Prompt ::
Repeat only the lines from the line containing "Clone this chart in seaborn and matplotlib." through the line containing "import seaborn as sns", both included, exactly as they stand.

----- Records shown

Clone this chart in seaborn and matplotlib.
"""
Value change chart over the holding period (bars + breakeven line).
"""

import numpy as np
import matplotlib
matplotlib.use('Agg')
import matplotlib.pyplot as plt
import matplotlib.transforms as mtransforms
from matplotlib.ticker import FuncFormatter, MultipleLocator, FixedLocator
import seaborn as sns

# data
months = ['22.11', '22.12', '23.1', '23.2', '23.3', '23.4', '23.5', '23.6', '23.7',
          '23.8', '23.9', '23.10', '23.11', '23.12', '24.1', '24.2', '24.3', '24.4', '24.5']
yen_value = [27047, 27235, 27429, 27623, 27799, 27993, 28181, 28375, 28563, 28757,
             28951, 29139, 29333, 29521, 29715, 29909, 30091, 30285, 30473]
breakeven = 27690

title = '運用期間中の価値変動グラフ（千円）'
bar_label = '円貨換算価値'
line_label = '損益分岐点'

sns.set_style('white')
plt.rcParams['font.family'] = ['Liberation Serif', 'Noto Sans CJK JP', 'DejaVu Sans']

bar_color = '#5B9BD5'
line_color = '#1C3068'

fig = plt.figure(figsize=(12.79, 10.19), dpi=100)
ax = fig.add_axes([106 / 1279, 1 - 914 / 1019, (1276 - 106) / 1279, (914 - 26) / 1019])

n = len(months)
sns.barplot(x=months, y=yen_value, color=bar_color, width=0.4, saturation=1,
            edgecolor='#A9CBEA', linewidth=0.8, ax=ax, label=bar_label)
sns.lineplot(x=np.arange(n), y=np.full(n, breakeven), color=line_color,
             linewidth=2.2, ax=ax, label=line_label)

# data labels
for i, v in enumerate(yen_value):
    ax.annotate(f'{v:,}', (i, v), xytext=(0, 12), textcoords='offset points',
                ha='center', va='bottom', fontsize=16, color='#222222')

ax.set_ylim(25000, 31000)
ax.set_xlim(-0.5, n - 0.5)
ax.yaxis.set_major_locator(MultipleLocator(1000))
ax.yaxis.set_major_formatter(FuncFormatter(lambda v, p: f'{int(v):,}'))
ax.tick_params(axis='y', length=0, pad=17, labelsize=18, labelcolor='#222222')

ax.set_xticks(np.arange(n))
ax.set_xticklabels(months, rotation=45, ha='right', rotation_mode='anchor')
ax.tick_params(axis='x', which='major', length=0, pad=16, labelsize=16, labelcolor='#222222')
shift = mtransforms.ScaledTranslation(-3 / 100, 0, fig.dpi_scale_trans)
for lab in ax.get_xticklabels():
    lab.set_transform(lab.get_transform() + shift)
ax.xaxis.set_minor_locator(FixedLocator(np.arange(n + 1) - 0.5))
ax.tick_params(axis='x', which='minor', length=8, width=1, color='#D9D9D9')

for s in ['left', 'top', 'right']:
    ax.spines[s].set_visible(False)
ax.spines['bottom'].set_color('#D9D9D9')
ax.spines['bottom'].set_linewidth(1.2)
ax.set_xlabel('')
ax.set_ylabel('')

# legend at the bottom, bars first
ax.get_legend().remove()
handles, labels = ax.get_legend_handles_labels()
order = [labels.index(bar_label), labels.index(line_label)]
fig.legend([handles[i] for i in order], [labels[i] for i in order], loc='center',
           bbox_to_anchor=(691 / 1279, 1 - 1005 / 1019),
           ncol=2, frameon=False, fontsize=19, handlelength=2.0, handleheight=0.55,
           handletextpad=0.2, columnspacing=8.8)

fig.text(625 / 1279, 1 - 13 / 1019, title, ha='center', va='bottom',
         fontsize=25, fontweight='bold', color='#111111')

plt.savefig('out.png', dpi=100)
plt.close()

----------
----- Records shown

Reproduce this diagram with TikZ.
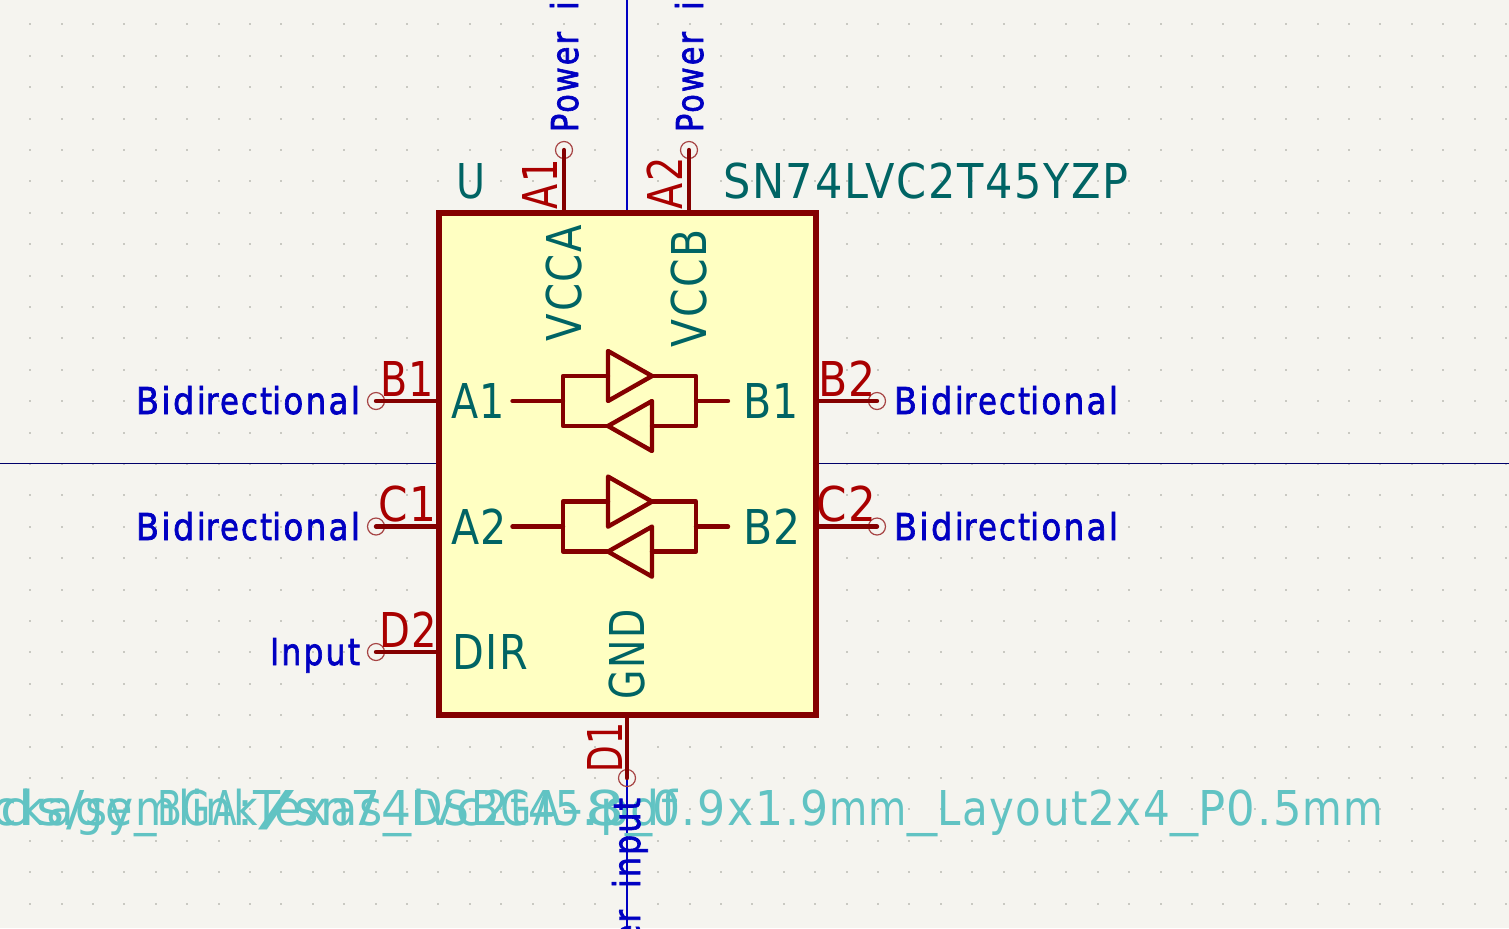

----------

Worked solution ::
Clone this chart in seaborn and matplotlib.
"""
Value change chart over the holding period (bars + breakeven line).
"""

import numpy as np
import matplotlib
matplotlib.use('Agg')
import matplotlib.pyplot as plt
import matplotlib.transforms as mtransforms
from matplotlib.ticker import FuncFormatter, MultipleLocator, FixedLocator
import seaborn as sns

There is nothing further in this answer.